1. ## generate

Let T: V-> W be a linear map, and let x1,....,xm and y1,...yn be two lists of vector in V. Suppose that

(a) x1,...xm generate Ker T and
(b) T(y1),...,T(yn) genterate W.

Show that the list x1,....,xm, y1,...,yn generates V.
Pls help

2. Originally Posted by mathbeginner
Pls help
I helped you with the other one, what have you done for this one?

3. I know I can use b and show the T is subjective.
then since T is subjective and T(y1),...(T(yn) generates W then y1,...,yn generates V.
but I don't know how to show T is subjective.

and I don't know how to start a yet.

4. Originally Posted by mathbeginner
I know I can use b and show the T is subjective.
then since T is subjective and T(y1),...(T(yn) generates W then y1,...,yn generates V.
but I don't know how to show T is subjective.

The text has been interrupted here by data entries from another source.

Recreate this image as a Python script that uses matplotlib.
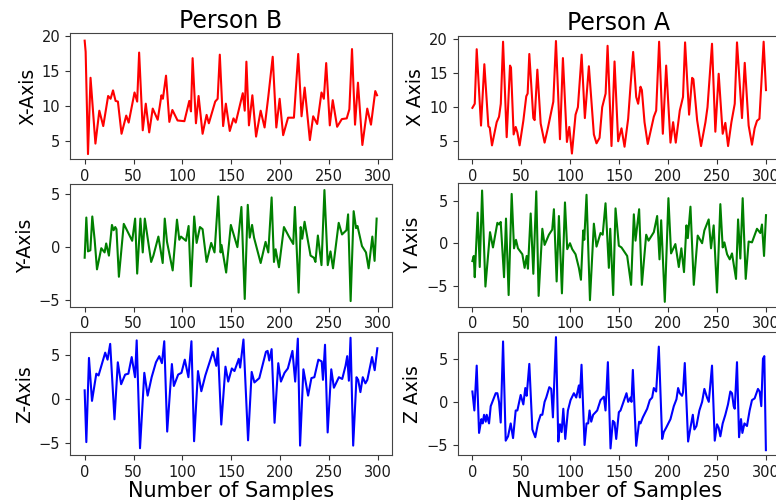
import matplotlib
matplotlib.use("Agg")
import matplotlib.pyplot as plt

# ---------------- data ----------------
titles = ["Person B", "Person A"]
ylabels_b = ["X-Axis", "Y-Axis", "Z-Axis"]
ylabels_a = ["X Axis", "Y Axis", "Z Axis"]
xlabel = "Number of Samples"
xticks = [0, 50, 100, 150, 200, 250, 300]

bx_idx = [0, 1, 3.4, 6, 11, 15, 19, 24, 26.5, 29, 31.6, 34, 37.7, 42.5, 45, 51, 53.7, 55.7, 59.4, 62.5,
          66, 69.6, 74.7, 78.5, 80, 83.2, 86.6, 89.7, 95, 102, 107, 108.7, 110.4, 113.8, 116.5, 120.6, 124.7,
          127, 133.5, 136, 138.2, 141.6, 144.4, 148.4, 152.2, 154.5, 161.7, 163.7, 165.4, 168, 171.5, 175.3,
          180, 184, 187.8, 192.3, 196, 199.4, 203, 208, 214, 218.4, 221.8, 225, 230.3, 233.7, 237.8, 242.2,
          244.6, 247, 250.7, 253.7, 258.2, 263, 268, 270.7, 273.4, 276.5, 279.5, 284, 289, 292.8, 297.2, 299]
bx_val = [19.3, 17.7, 3.1, 14.0, 4.6, 9.3, 7.1, 11.4, 11.0, 12.2, 10.7, 10.6, 6.0, 8.6, 7.6, 11.9, 10.6, 17.6,
          6.5, 10.3, 6.2, 9.6, 8.0, 11.5, 11.0, 14.3, 7.7, 9.4, 7.9, 7.8, 10.7, 9.2, 16.8, 7.5, 11.4, 6.0, 8.7,
          7.5, 10.6, 11.0, 17.3, 7.1, 10.3, 6.4, 8.2, 7.6, 11.8, 9.3, 16.3, 7.2, 11.5, 5.6, 9.3, 6.9, 11.3,
          17.0, 6.9, 11.0, 5.8, 8.3, 8.3, 17.4, 8.5, 12.6, 5.1, 8.5, 7.4, 11.9, 11.0, 16.1, 7.2, 10.8, 7.0,
          8.1, 8.2, 9.5, 18.1, 7.3, 13.3, 4.4, 9.6, 7.3, 12.1, 11.5]

ax_idx = [0, 2.4, 4.4, 8.8, 12.2, 16.3, 17.7, 20, 24.8, 27.2, 29, 31.3, 35, 38.4, 39.4, 42.1, 44.2, 45.9,
          48.2, 52, 55, 56.4, 58.1, 62.2, 63.5, 66.3, 69.7, 73.7, 77, 82.6, 85.3, 89.4, 92.4, 96.5, 98.9,
          101.6, 105.3, 107.7, 111.5, 114.8, 118.9, 124, 126.7, 129.8, 132.5, 136, 138, 142, 145.1, 148.8,
          152.2, 155.3, 159, 161.4, 164.1, 167.2, 169.2, 171.6, 173, 175.7, 179, 185.2, 187.6, 190.6, 194.4,
          197.8, 202.2, 204.9, 207.6, 211.7, 215, 217.1, 221.2, 224.3, 225.6, 229.4, 233.4, 237.9, 240,
          244.6, 248, 251.4, 255.5, 258.2, 261, 264.4, 267.8, 270.1, 275.2, 278, 282, 285.4, 288.1, 290.5,
          293, 297.3, 299.7]
ax_val = [9.9, 10.5, 18.5, 7.3, 16.3, 7.2, 7.0, 4.4, 7.8, 8.6, 10.5, 19.6, 5.6, 16.1, 15.8, 6.0, 7.1, 6.3,
          4.4, 8.0, 11.6, 12.0, 17.8, 8.4, 8.1, 15.5, 7.6, 4.8, 6.9, 10.8, 19.7, 5.3, 17.2, 4.9, 7.1, 3.2,
          8.9, 10.0, 17.7, 8.4, 16.0, 6.0, 4.7, 5.5, 10.0, 12.0, 19.0, 4.3, 16.7, 5.0, 6.9, 4.2, 8.3, 13.1,
          18.1, 11.5, 10.5, 13.0, 12.5, 7.8, 4.6, 8.6, 9.5, 19.6, 6.1, 16.1, 4.8, 7.8, 4.8, 9.5, 11.5, 19.5,
          8.9, 14.3, 14.1, 8.1, 4.3, 7.8, 10.0, 19.3, 6.4, 14.9, 6.1, 7.7, 4.3, 7.8, 10.5, 19.5, 8.4, 16.5,
          7.3, 4.5, 6.9, 8.0, 8.3, 19.6, 12.5]

by_idx = [0, 1.7, 3.4, 5.8, 7.8, 10.2, 12.6, 17, 20.4, 22, 24.8, 27.9, 29.6, 31.3, 32.5, 35, 40, 48.6,
          51.6, 53.7, 57, 59.4, 61.5, 68, 70.3, 75.4, 79.8, 81.9, 84.2, 90, 94.4, 96.8, 98.5, 103.6, 106.3,
          108.7, 112, 114.5, 117.9, 120.6, 124.7, 129.4, 132.8, 136.6, 139, 140, 144.7, 149.5, 156.2, 160.3,
          163.7, 166.8, 168.8, 171.2, 173.2, 180, 185, 187.8, 191.2, 193.6, 195.3, 198.7, 203.8, 208.9,
          213.3, 215, 218.8, 220.9, 222.5, 224.9, 231, 234.4, 236, 238.5, 242.2, 245.2, 248.6, 251.4, 254,
          259.8, 263.2, 267.7, 269.4, 272, 275.1, 277.5, 279, 283.6, 287.7, 290.4, 294.2, 296.5, 298.6]
by_val = [-1.0, 2.8, -0.4, -0.3, 2.9, 0.7, -2.1, -0.1, -0.5, 0.35, -0.8, 2.1, 1.6, 1.9, 1.7, -2.8, 2.2,
          0.6, 2.7, -2.5, 2.7, -0.5, 2.7, -1.4, -0.8, 1.0, -1.5, 2.7, 0.5, -2.2, 2.6, 0.7, 1.0, 0.6, 2.0,
          -3.7, 2.9, 0.4, 1.9, 1.7, -1.4, 0.4, -0.5, 4.8, -0.5, 0.2, -2.4, 2.1, 0.0, 3.8, -4.9, 4.0, 0.9,
          2.1, 0.9, -1.5, 0.5, -0.5, 4.7, -1.4, -0.2, -1.9, 1.9, 1.0, 0.3, 3.8, -4.3, 1.9, 0.8, 2.4, -0.8,
          -1.0, -1.4, 1.1, -1.7, 5.4, -1.7, -0.4, -2.0, 2.3, 1.2, 1.6, 3.1, -5.1, 3.4, 1.8, 2.0, 0.1, -0.5,
          -2.0, 1.0, -1.3, 2.7]

ay_idx = [0, 1.4, 2.4, 5.4, 7.5, 9.9, 13.3, 18, 21, 25.5, 27.2, 28.9, 32.3, 34.3, 37, 40.1, 42.5, 44.5,
          46.5, 51, 53.3, 55.4, 56.7, 59.5, 62.2, 65.2, 67.6, 71.4, 73.7, 78.1, 81.5, 83.2, 86, 88.3, 91.4,
          94.5, 96.8, 99.6, 101.9, 105.3, 108.7, 110.8, 113.1, 114.2, 116.5, 120, 124, 126.7, 130.8, 133,
          135.9, 139.3, 140.7, 143.7, 146.1, 149.5, 152.2, 158, 162, 164.8, 166.5, 170.2, 173, 177.4, 179.8,
          185.2, 188.6, 191, 192.7, 196.4, 200.1, 202.8, 207.2, 210.7, 213.3, 216, 218.5, 219.9, 222.6, 226,
          230, 234.5, 236.8, 241.2, 243.6, 246.3, 249.7, 253.1, 255.5, 257.2, 260, 262.7, 265, 269.1, 271.2,
          273.5, 275.9, 279, 282, 285.4, 290.5, 293.9, 295.6, 297.7, 299.7]
ay_val = [-2.1, -1.5, -4.0, 3.6, -2.8, 6.2, -5.1, 1.3, -0.5, 2.4, 2.2, 2.5, -4.0, 2.9, -6.1, 5.8, -0.6,
          0.4, -0.6, -1.3, -2.9, -1.5, -3.0, 3.5, -3.6, 6.1, -6.2, 1.7, -0.2, 1.0, 1.6, 4.0, -4.5, 3.2, -5.9,
          4.8, -0.7, 0.0, -0.7, -1.3, -2.9, -4.3, 1.5, 0.4, 5.7, -6.7, 2.3, -0.4, 1.2, 1.0, 4.7, -2.9, 1.7,
          -6.1, 4.1, -0.3, -0.5, -1.5, -4.9, 3.4, 0.3, 4.0, -4.9, 1.0, 0.3, 1.3, 3.2, -1.9, 2.7, -6.9, 5.3,
          -1.2, -0.1, -2.8, -0.6, -3.4, 2.1, 0.6, 4.3, -4.9, 0.9, 0.0, 1.5, 2.8, -0.6, 2.1, -5.8, 4.6, -0.5,
          0.1, -1.3, -1.9, -1.2, -4.2, 2.8, -1.8, 5.3, -4.2, 0.2, 0.1, 1.7, 1.2, 2.2, -1.5, 3.3]

bz_idx = [0, 1.7, 4.4, 7.5, 11.9, 14.2, 21, 23.4, 26.1, 30.5, 33.9, 37.3, 41.4, 44.7, 48.1, 51.5, 53.2,
          56.6, 61, 64.4, 68.5, 72.9, 76.3, 79, 81.4, 84.4, 89.2, 91.2, 95.6, 99, 102.4, 106.1, 109.2, 111.9,
          115.9, 119.3, 123.4, 131.2, 134.6, 136.3, 139.7, 144, 146.8, 150.5, 153.2, 157.6, 159, 162.4, 167.1,
          170.8, 173.6, 178.6, 185.4, 187.1, 188.8, 191.2, 194.2, 198, 200.7, 204.4, 207.8, 212.5, 215.3,
          218, 220.3, 223.7, 228.5, 231.9, 234.9, 239, 242.4, 243.7, 245.8, 248.5, 252.2, 254.9, 260, 263.4,
          266.8, 268.5, 270.2, 271.9, 274.6, 278, 279.7, 282, 284.4, 287.1, 289.1, 293.9, 296.6, 299.3]
bz_val = [1.0, -4.9, 4.7, -0.2, 2.9, 2.7, 5.3, 4.5, 6.3, -2.3, 4.2, 1.7, 2.8, 2.9, 4.8, 2.5, 6.7, -5.6,
          3.0, 0.4, 2.5, 4.2, 4.9, 4.1, 6.6, -3.7, 4.0, 1.5, 2.8, 3.0, 4.5, 2.5, 6.6, -4.8, 3.2, 0.9, 2.7,
          5.4, 3.8, 5.8, -2.9, 3.7, 2.0, 3.5, 3.2, 4.6, 3.6, 6.8, -4.7, 3.1, 1.9, 2.4, 5.4, 5.5, 4.4, 5.7,
          -2.7, 4.1, 2.0, 3.0, 3.5, 5.5, 2.0, 6.9, -5.3, 3.4, 0.4, 2.4, 2.5, 4.5, 4.3, 2.2, 6.2, -3.8, 3.4,
          1.3, 2.5, 2.3, 3.8, 4.9, 2.1, 7.0, -5.3, 2.5, 2.2, 0.8, 2.5, 1.8, 2.2, 4.8, 3.3, 5.8]

az_idx = [0, 2, 4.4, 6.8, 9.2, 10.5, 11.9, 13.6, 14.6, 17, 18.7, 20.4, 23.8, 25.5, 27.2, 28.9, 31.3, 34,
          36.4, 39.1, 41.5, 44.2, 45.9, 49.3, 52, 54, 55.4, 58.1, 61.2, 64.2, 66.9, 69.7, 71.4, 73.7, 75.4,
          78.5, 80.5, 82.2, 85.3, 87.7, 89.4, 91.1, 92.8, 94.8, 97.5, 100.2, 103.6, 106, 108.7, 109.7, 111.4,
          114.5, 116.5, 118.2, 119.6, 121.3, 123.3, 127.4, 130.8, 134.2, 135.9, 138.3, 141, 143.4, 145.1,
          146.8, 149.5, 151.2, 154.6, 157.3, 159, 161.4, 162.4, 163.8, 167.2, 170.2, 171.6, 174, 178.4,
          181.1, 183.5, 185.2, 187.6, 190.3, 193.7, 195.4, 197.8, 202.2, 205.6, 208.3, 210, 211.7, 214, 215,
          216.8, 220.2, 222.6, 225, 226.6, 228.7, 231.7, 234.5, 236.8, 239.5, 241.3, 244.6, 247.4, 249.7,
          251.4, 253.1, 255.5, 258.2, 260.9, 263.3, 265, 266.7, 267.8, 270.1, 272.2, 274.2, 275.6, 277.7,
          280.3, 283, 285.4, 288.1, 291.5, 293.2, 294.9, 296.6, 298, 299.6]
az_val = [1.2, -1.0, 4.2, -3.6, -2.0, -2.5, -1.5, -2.3, -1.5, -2.5, -0.5, 0.0, 1.0, 1.0, 0.0, -2.4, 7.0,
          -4.5, -4.0, -2.5, -4.2, -1.0, -1.0, 0.8, -0.3, 1.6, 0.7, 4.4, -3.2, -4.1, -2.5, -1.5, -1.5, 0.0,
          0.5, 1.7, 1.5, -1.8, 7.5, -4.6, -2.6, -3.5, -0.8, -4.3, -1.0, 0.2, 1.0, 0.5, 1.9, 0.5, 4.3, -5.0,
          -2.5, -2.5, -1.0, -2.3, -1.5, -1.0, 0.2, 0.6, -1.0, 4.6, -5.4, -2.2, -2.4, -4.3, -1.2, -1.0, 0.1,
          1.0, 0.0, 0.5, 0.0, 3.7, -5.1, -2.3, -2.5, -1.8, -0.8, 0.2, 0.5, 1.6, 1.2, 6.4, -4.3, -3.5, -3.0,
          -2.0, -0.5, 0.3, 1.6, 1.0, 0.7, 1.1, 4.5, -4.6, -3.0, -1.5, -3.2, -2.8, -1.0, 0.0, 1.5, 0.5, 0.0,
          4.2, -4.5, -2.6, -3.0, -4.0, -2.5, -1.5, -0.3, 1.2, 1.0, -0.5, -0.8, 4.6, -4.1, -2.0, -3.6, -2.5,
          -2.8, -1.0, 0.2, 0.4, 1.5, 1.2, -0.5, 5.0, 5.3, -5.6]

# ---------------- layout / style ----------------
W, H = 776, 500
fig = plt.figure(figsize=(W / 100, H / 100), dpi=100)

def rect(l, t, r, b):
    return [l / W, 1 - b / H, (r - l) / W, (b - t) / H]

left_rects = [rect(70, 33.3, 391.7, 159), rect(70, 184, 391.7, 306.7), rect(70, 332.3, 391.7, 455)]
right_rects = [rect(457.7, 35.7, 780, 159), rect(457.7, 183.3, 780, 306.7), rect(457.7, 332.3, 780, 455)]

left_series = [(bx_idx, bx_val), (by_idx, by_val), (bz_idx, bz_val)]
right_series = [(ax_idx, ax_val), (ay_idx, ay_val), (az_idx, az_val)]
colors = ["#ff0000", "#008000", "#0000ff"]
left_ylim = [(2.4, 20.35), (-5.63, 5.97), (-6.37, 7.62)]
right_ylim = [(2.4, 20.48), (-7.47, 7.05), (-6.16, 8.06)]
yticks = [[5, 10, 15, 20], [-5, 0, 5], [-5, 0, 5]]

for col, (rects, series, ylabs, ylims, title) in enumerate([
        (left_rects, left_series, ylabels_b, left_ylim, titles[0]),
        (right_rects, right_series, ylabels_a, right_ylim, titles[1])]):
    for row in range(3):
        a = fig.add_axes(rects[row])
        xs, ys = series[row]
        a.plot(xs, ys, color=colors[row], lw=1.5, solid_joinstyle="round")
        a.set_xlim(-15, 314)
        a.set_ylim(*ylims[row])
        a.set_xticks(xticks)
        a.set_yticks(yticks[row])
        a.tick_params(labelsize=10.5, length=3.5, color="#333333", labelcolor="#1a1a1a")
        for s in a.spines.values():
            s.set_color("#444444")
        a.set_ylabel(ylabs[row], fontsize=13.5, labelpad=3)
        if row == 0:
            a.set_title(title, fontsize=17, pad=4)
        if row == 2:
            a.set_xlabel(xlabel, fontsize=15, labelpad=1)

fig.savefig("out.png", dpi=100)
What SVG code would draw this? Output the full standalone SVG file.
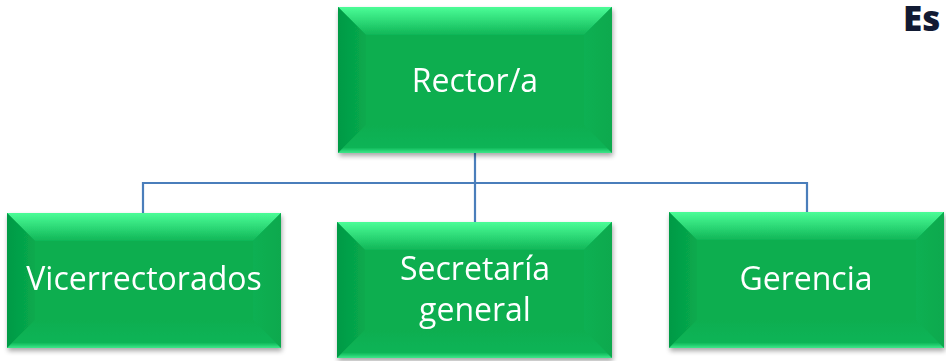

and I don't know how to start a yet.
Firstly, it's [i]surjective[/b], secondly you think that $\text{span}\{T(v_1),\cdots,T(v_k)\}=W\implies \text{span}\{v_1,\cdots,v_k\}=V$?

5. Originally Posted by Drexel28
Firstly, it's [i]surjective[/b], secondly you think that $\text{span}\{T(v_1),\cdots,T(v_k)\}=W\implies \text{span}\{v_1,\cdots,v_k\}=V$?
but how can I show that T is surjective?

6. I'm working on this question as well. I thought the same but realized that it only proves some vectors in W can be generated by T(b_1*y_1 + ... + b_n*y_n). this is correct, right?

Do you have any hints? I'm pretty stuck but I've been working on it for a while.

EDIT> I was thinking of using dimV=dimT(v)+dim(KerT) (v in V), would this help at all?